Exercise brief — Retype all of the data. Every line must match exactly.

Supplied material —
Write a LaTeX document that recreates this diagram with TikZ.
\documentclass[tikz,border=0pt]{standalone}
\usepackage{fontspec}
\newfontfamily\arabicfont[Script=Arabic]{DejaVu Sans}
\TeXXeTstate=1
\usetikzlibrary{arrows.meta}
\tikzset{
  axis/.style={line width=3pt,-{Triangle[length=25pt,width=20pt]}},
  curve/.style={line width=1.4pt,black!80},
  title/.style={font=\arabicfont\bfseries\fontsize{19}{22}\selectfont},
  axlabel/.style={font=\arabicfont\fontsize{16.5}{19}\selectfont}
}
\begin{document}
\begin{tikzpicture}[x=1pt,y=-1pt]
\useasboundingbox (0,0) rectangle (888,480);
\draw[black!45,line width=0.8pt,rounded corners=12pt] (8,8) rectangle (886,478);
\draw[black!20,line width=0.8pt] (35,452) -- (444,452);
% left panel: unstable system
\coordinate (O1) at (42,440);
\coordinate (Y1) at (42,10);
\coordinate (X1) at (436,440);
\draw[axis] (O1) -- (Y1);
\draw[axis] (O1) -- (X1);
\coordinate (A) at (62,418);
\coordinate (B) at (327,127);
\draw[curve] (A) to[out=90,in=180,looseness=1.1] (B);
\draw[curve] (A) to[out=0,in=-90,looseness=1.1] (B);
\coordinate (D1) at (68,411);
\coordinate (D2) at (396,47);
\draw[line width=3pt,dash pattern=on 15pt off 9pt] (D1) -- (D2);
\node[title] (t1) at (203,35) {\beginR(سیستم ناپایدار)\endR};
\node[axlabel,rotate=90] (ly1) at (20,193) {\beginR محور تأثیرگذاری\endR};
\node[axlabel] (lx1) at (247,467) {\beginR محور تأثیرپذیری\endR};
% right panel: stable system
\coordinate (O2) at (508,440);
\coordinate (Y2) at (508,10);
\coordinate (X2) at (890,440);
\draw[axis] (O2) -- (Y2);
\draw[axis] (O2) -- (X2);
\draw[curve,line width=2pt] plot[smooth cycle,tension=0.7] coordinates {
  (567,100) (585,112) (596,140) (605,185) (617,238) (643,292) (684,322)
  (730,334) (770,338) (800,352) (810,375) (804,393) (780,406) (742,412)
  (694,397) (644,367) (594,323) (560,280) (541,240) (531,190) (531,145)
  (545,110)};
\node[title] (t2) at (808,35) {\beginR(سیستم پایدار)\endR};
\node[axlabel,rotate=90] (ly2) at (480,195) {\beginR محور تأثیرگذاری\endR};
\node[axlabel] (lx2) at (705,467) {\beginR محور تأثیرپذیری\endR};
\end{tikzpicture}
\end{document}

Solution to the problem —
Write a LaTeX document that recreates this diagram with TikZ.
\documentclass[tikz,border=0pt]{standalone}
\usepackage{fontspec}
\newfontfamily\arabicfont[Script=Arabic]{DejaVu Sans}
\TeXXeTstate=1
\usetikzlibrary{arrows.meta}
\tikzset{
  axis/.style={line width=3pt,-{Triangle[length=25pt,width=20pt]}},
  curve/.style={line width=1.4pt,black!80},
  title/.style={font=\arabicfont\bfseries\fontsize{19}{22}\selectfont},
  axlabel/.style={font=\arabicfont\fontsize{16.5}{19}\selectfont}
}
\begin{document}
\begin{tikzpicture}[x=1pt,y=-1pt]
\useasboundingbox (0,0) rectangle (888,480);
\draw[black!45,line width=0.8pt,rounded corners=12pt] (8,8) rectangle (886,478);
\draw[black!20,line width=0.8pt] (35,452) -- (444,452);
% left panel: unstable system
\coordinate (O1) at (42,440);
\coordinate (Y1) at (42,10);
\coordinate (X1) at (436,440);
\draw[axis] (O1) -- (Y1);
\draw[axis] (O1) -- (X1);
\coordinate (A) at (62,418);
\coordinate (B) at (327,127);
\draw[curve] (A) to[out=90,in=180,looseness=1.1] (B);
\draw[curve] (A) to[out=0,in=-90,looseness=1.1] (B);
\coordinate (D1) at (68,411);
\coordinate (D2) at (396,47);
\draw[line width=3pt,dash pattern=on 15pt off 9pt] (D1) -- (D2);
\node[title] (t1) at (203,35) {\beginR(سیستم ناپایدار)\endR};
\node[axlabel,rotate=90] (ly1) at (20,193) {\beginR محور تأثیرگذاری\endR};
\node[axlabel] (lx1) at (247,467) {\beginR محور تأثیرپذیری\endR};
% right panel: stable system
\coordinate (O2) at (508,440);
\coordinate (Y2) at (508,10);
\coordinate (X2) at (890,440);
\draw[axis] (O2) -- (Y2);
\draw[axis] (O2) -- (X2);
\draw[curve,line width=2pt] plot[smooth cycle,tension=0.7] coordinates {
  (567,100) (585,112) (596,140) (605,185) (617,238) (643,292) (684,322)
  (730,334) (770,338) (800,352) (810,375) (804,393) (780,406) (742,412)
  (694,397) (644,367) (594,323) (560,280) (541,240) (531,190) (531,145)
  (545,110)};
\node[title] (t2) at (808,35) {\beginR(سیستم پایدار)\endR};
\node[axlabel,rotate=90] (ly2) at (480,195) {\beginR محور تأثیرگذاری\endR};
\node[axlabel] (lx2) at (705,467) {\beginR محور تأثیرپذیری\endR};
\end{tikzpicture}
\end{document}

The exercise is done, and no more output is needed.